(DATA EXTRACT):
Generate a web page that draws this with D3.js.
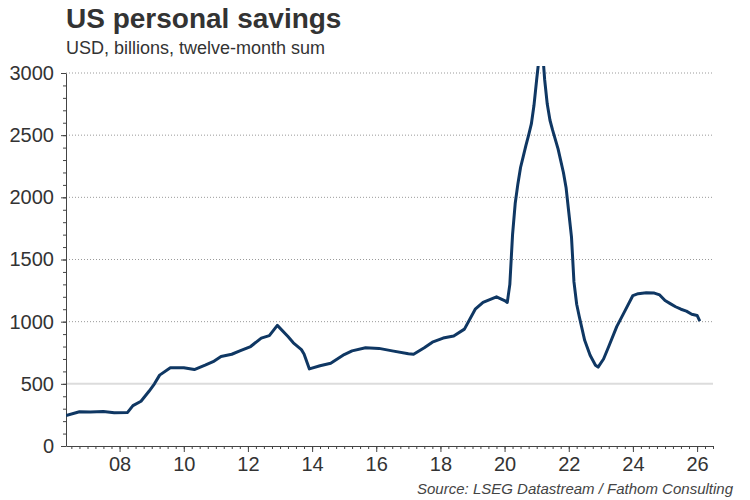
<!DOCTYPE html>
<html>
<head>
<meta charset="utf-8">
<script src="https://cdn.jsdelivr.net/npm/d3@7"></script>
<style>
  body { margin: 0; background: #fff; }
  svg { display: block; font-family: "Liberation Sans", Arial, sans-serif; }
</style>
</head>
<body>
<div id="chart"></div>
<script>
// monthly points (USD bn, 12-month sum)
const months = [
  "2006-05","2006-10","2007-02","2007-07","2007-11","2008-04","2008-06","2008-09","2008-12",
  "2009-02","2009-04","2009-08","2010-01","2010-05","2010-09","2010-12","2011-03","2011-07",
  "2011-10","2012-02","2012-06","2012-09","2012-12","2013-04","2013-06","2013-09","2013-10",
  "2013-12","2014-04","2014-08","2015-01","2015-04","2015-09","2016-02","2016-07","2017-01",
  "2017-03","2017-07","2017-10","2018-02","2018-06","2018-10","2019-02","2019-05","2019-10",
  "2020-01","2020-02","2020-03","2020-04","2020-05","2020-06","2020-07","2020-08","2020-09",
  "2020-10","2020-11","2020-12","2021-01","2021-02","2021-03","2021-04","2021-05","2021-06",
  "2021-07","2021-09","2021-11","2021-12","2022-01","2022-02","2022-03","2022-04","2022-05",
  "2022-07","2022-09","2022-11","2022-12","2023-02","2023-04","2023-07","2023-10","2024-01",
  "2024-03","2024-06","2024-09","2024-11","2025-01","2025-03","2025-05","2025-07","2025-09",
  "2025-11","2026-01","2026-02"
];
const savings = [
  245, 275, 273, 278, 268, 270, 325, 360, 440,
  500, 570, 630, 630, 615, 650, 678, 720, 738,
  765, 800, 868, 888, 970, 880, 830, 775, 740,
  620, 645, 665, 735, 765, 790, 785, 765, 742,
  738, 790, 835, 868, 885, 940, 1100, 1155, 1200,
  1170, 1155, 1300, 1700, 1950, 2110, 2240, 2330, 2420,
  2500, 2590, 2740, 2950, 3150, 3250, 2950, 2750, 2620,
  2540, 2390, 2200, 2080, 1880, 1680, 1320, 1140, 1040,
  850, 730, 650, 635, 700, 800, 960, 1085, 1210,
  1225, 1232, 1230, 1215, 1170, 1145, 1120, 1100, 1085,
  1060, 1050, 1005
];
const yTicks = [0, 500, 1000, 1500, 2000, 2500, 3000];
const xStart = "2006-05-01", xEnd = "2026-07-01";

const W = 750, H = 500;
const m = { left: 66, right: 37, top: 73, bottom: 54 };

const parseMonth = d3.timeParse("%Y-%m");
const parseDay = d3.timeParse("%Y-%m-%d");
const series = months.map((d, i) => ({ date: parseMonth(d), value: savings[i] }));

const svg = d3.select("#chart").append("svg")
  .attr("width", W).attr("height", H);

const x = d3.scaleTime()
  .domain([parseDay(xStart), parseDay(xEnd)])
  .range([m.left, W - m.right]);
const y = d3.scaleLinear()
  .domain([0, 3000])
  .range([H - m.bottom, m.top]);

// title block
svg.append("text")
  .attr("x", 66).attr("y", 28)
  .style("font-size", "28px").style("font-weight", "bold")
  .style("fill", "#333")
  .text("US personal savings");
svg.append("text")
  .attr("x", 66).attr("y", 54)
  .style("font-size", "18px").style("fill", "#333")
  .text("USD, billions, twelve-month sum");

// grid lines
svg.append("g")
  .selectAll("line")
  .data(yTicks.filter(d => d > 0))
  .enter().append("line")
  .attr("x1", m.left).attr("x2", W - m.right)
  .attr("y1", d => y(d)).attr("y2", d => y(d))
  .style("stroke", d => d === 500 ? "#dcdcdc" : "#9a9a9a")
  .style("stroke-width", d => d === 500 ? 2 : 1)
  .style("stroke-dasharray", d => d === 500 ? null : "1,2");

// y axis: minor every 100, labels every 500
const yMinor = svg.append("g")
  .attr("transform", `translate(${m.left},0)`)
  .call(d3.axisLeft(y).ticks(30).tickSize(3).tickFormat(""));
yMinor.select(".domain").remove();
yMinor.selectAll("line").style("stroke", "#444");

const yAxis = svg.append("g")
  .attr("transform", `translate(${m.left},0)`)
  .call(d3.axisLeft(y).tickValues(yTicks).tickFormat(d3.format("d"))
    .tickSize(5).tickPadding(7).tickSizeOuter(0));
yAxis.select(".domain").style("stroke", "#444");
yAxis.selectAll("line").style("stroke", "#444");
yAxis.selectAll("text")
  .style("font-size", "20px").style("fill", "#333")
  .style("font-family", "'Liberation Sans', Arial, sans-serif");

// x axis: quarterly minor ticks, labels every two years
const xMinor = svg.append("g")
  .attr("transform", `translate(0,${H - m.bottom})`)
  .call(d3.axisBottom(x).ticks(d3.timeMonth.every(3)).tickSize(3).tickFormat(""));
xMinor.select(".domain").remove();
xMinor.selectAll("line").style("stroke", "#444");

const xAxis = svg.append("g")
  .attr("transform", `translate(0,${H - m.bottom})`)
  .call(d3.axisBottom(x)
    .ticks(d3.timeYear.filter(d => d.getFullYear() % 2 === 0))
    .tickFormat(d3.timeFormat("%y"))
    .tickSize(6).tickPadding(5).tickSizeOuter(0));
xAxis.select(".domain").style("stroke", "#444");
xAxis.selectAll("line").style("stroke", "#444");
xAxis.selectAll("text")
  .style("font-size", "20px").style("fill", "#333")
  .style("font-family", "'Liberation Sans', Arial, sans-serif");

// clip so the 2021 spike runs off the top
svg.append("clipPath").attr("id", "plot-clip")
  .append("rect")
  .attr("x", m.left).attr("y", m.top - 7)
  .attr("width", W - m.left - m.right).attr("height", H - m.bottom - m.top + 7);

const line = d3.line()
  .x(d => x(d.date))
  .y(d => y(d.value));

svg.append("path")
  .datum(series)
  .attr("clip-path", "url(#plot-clip)")
  .attr("d", line)
  .style("fill", "none")
  .style("stroke", "#0f3763")
  .style("stroke-width", 3)
  .style("stroke-linejoin", "round");

svg.append("text")
  .attr("x", 733).attr("y", 494)
  .attr("text-anchor", "end")
  .style("font-size", "15px").style("font-style", "italic")
  .style("fill", "#444")
  .text("Source: LSEG Datastream / Fathom Consulting");
</script>
</body>
</html>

(WORK INSTRUCTIONS):
Omit the pictures, then output the rest of the listing exactly.

(FINISHED TASK):
Generate a web page that draws this with D3.js.
<!DOCTYPE html>
<html>
<head>
<meta charset="utf-8">
<script src="https://cdn.jsdelivr.net/npm/d3@7"></script>
<style>
  body { margin: 0; background: #fff; }
  svg { display: block; font-family: "Liberation Sans", Arial, sans-serif; }
</style>
</head>
<body>
<div id="chart"></div>
<script>
// monthly points (USD bn, 12-month sum)
const months = [
  "2006-05","2006-10","2007-02","2007-07","2007-11","2008-04","2008-06","2008-09","2008-12",
  "2009-02","2009-04","2009-08","2010-01","2010-05","2010-09","2010-12","2011-03","2011-07",
  "2011-10","2012-02","2012-06","2012-09","2012-12","2013-04","2013-06","2013-09","2013-10",
  "2013-12","2014-04","2014-08","2015-01","2015-04","2015-09","2016-02","2016-07","2017-01",
  "2017-03","2017-07","2017-10","2018-02","2018-06","2018-10","2019-02","2019-05","2019-10",
  "2020-01","2020-02","2020-03","2020-04","2020-05","2020-06","2020-07","2020-08","2020-09",
  "2020-10","2020-11","2020-12","2021-01","2021-02","2021-03","2021-04","2021-05","2021-06",
  "2021-07","2021-09","2021-11","2021-12","2022-01","2022-02","2022-03","2022-04","2022-05",
  "2022-07","2022-09","2022-11","2022-12","2023-02","2023-04","2023-07","2023-10","2024-01",
  "2024-03","2024-06","2024-09","2024-11","2025-01","2025-03","2025-05","2025-07","2025-09",
  "2025-11","2026-01","2026-02"
];
const savings = [
  245, 275, 273, 278, 268, 270, 325, 360, 440,
  500, 570, 630, 630, 615, 650, 678, 720, 738,
  765, 800, 868, 888, 970, 880, 830, 775, 740,
  620, 645, 665, 735, 765, 790, 785, 765, 742,
  738, 790, 835, 868, 885, 940, 1100, 1155, 1200,
  1170, 1155, 1300, 1700, 1950, 2110, 2240, 2330, 2420,
  2500, 2590, 2740, 2950, 3150, 3250, 2950, 2750, 2620,
  2540, 2390, 2200, 2080, 1880, 1680, 1320, 1140, 1040,
  850, 730, 650, 635, 700, 800, 960, 1085, 1210,
  1225, 1232, 1230, 1215, 1170, 1145, 1120, 1100, 1085,
  1060, 1050, 1005
];
const yTicks = [0, 500, 1000, 1500, 2000, 2500, 3000];
const xStart = "2006-05-01", xEnd = "2026-07-01";

const W = 750, H = 500;
const m = { left: 66, right: 37, top: 73, bottom: 54 };

const parseMonth = d3.timeParse("%Y-%m");
const parseDay = d3.timeParse("%Y-%m-%d");
const series = months.map((d, i) => ({ date: parseMonth(d), value: savings[i] }));

const svg = d3.select("#chart").append("svg")
  .attr("width", W).attr("height", H);

const x = d3.scaleTime()
  .domain([parseDay(xStart), parseDay(xEnd)])
  .range([m.left, W - m.right]);
const y = d3.scaleLinear()
  .domain([0, 3000])
  .range([H - m.bottom, m.top]);

// title block
svg.append("text")
  .attr("x", 66).attr("y", 28)
  .style("font-size", "28px").style("font-weight", "bold")
  .style("fill", "#333")
  .text("US personal savings");
svg.append("text")
  .attr("x", 66).attr("y", 54)
  .style("font-size", "18px").style("fill", "#333")
  .text("USD, billions, twelve-month sum");

// grid lines
svg.append("g")
  .selectAll("line")
  .data(yTicks.filter(d => d > 0))
  .enter().append("line")
  .attr("x1", m.left).attr("x2", W - m.right)
  .attr("y1", d => y(d)).attr("y2", d => y(d))
  .style("stroke", d => d === 500 ? "#dcdcdc" : "#9a9a9a")
  .style("stroke-width", d => d === 500 ? 2 : 1)
  .style("stroke-dasharray", d => d === 500 ? null : "1,2");

// y axis: minor every 100, labels every 500
const yMinor = svg.append("g")
  .attr("transform", `translate(${m.left},0)`)
  .call(d3.axisLeft(y).ticks(30).tickSize(3).tickFormat(""));
yMinor.select(".domain").remove();
yMinor.selectAll("line").style("stroke", "#444");

const yAxis = svg.append("g")
  .attr("transform", `translate(${m.left},0)`)
  .call(d3.axisLeft(y).tickValues(yTicks).tickFormat(d3.format("d"))
    .tickSize(5).tickPadding(7).tickSizeOuter(0));
yAxis.select(".domain").style("stroke", "#444");
yAxis.selectAll("line").style("stroke", "#444");
yAxis.selectAll("text")
  .style("font-size", "20px").style("fill", "#333")
  .style("font-family", "'Liberation Sans', Arial, sans-serif");

// x axis: quarterly minor ticks, labels every two years
const xMinor = svg.append("g")
  .attr("transform", `translate(0,${H - m.bottom})`)
  .call(d3.axisBottom(x).ticks(d3.timeMonth.every(3)).tickSize(3).tickFormat(""));
xMinor.select(".domain").remove();
xMinor.selectAll("line").style("stroke", "#444");

const xAxis = svg.append("g")
  .attr("transform", `translate(0,${H - m.bottom})`)
  .call(d3.axisBottom(x)
    .ticks(d3.timeYear.filter(d => d.getFullYear() % 2 === 0))
    .tickFormat(d3.timeFormat("%y"))
    .tickSize(6).tickPadding(5).tickSizeOuter(0));
xAxis.select(".domain").style("stroke", "#444");
xAxis.selectAll("line").style("stroke", "#444");
xAxis.selectAll("text")
  .style("font-size", "20px").style("fill", "#333")
  .style("font-family", "'Liberation Sans', Arial, sans-serif");

// clip so the 2021 spike runs off the top
svg.append("clipPath").attr("id", "plot-clip")
  .append("rect")
  .attr("x", m.left).attr("y", m.top - 7)
  .attr("width", W - m.left - m.right).attr("height", H - m.bottom - m.top + 7);

const line = d3.line()
  .x(d => x(d.date))
  .y(d => y(d.value));

svg.append("path")
  .datum(series)
  .attr("clip-path", "url(#plot-clip)")
  .attr("d", line)
  .style("fill", "none")
  .style("stroke", "#0f3763")
  .style("stroke-width", 3)
  .style("stroke-linejoin", "round");

svg.append("text")
  .attr("x", 733).attr("y", 494)
  .attr("text-anchor", "end")
  .style("font-size", "15px").style("font-style", "italic")
  .style("fill", "#444")
  .text("Source: LSEG Datastream / Fathom Consulting");
</script>
</body>
</html>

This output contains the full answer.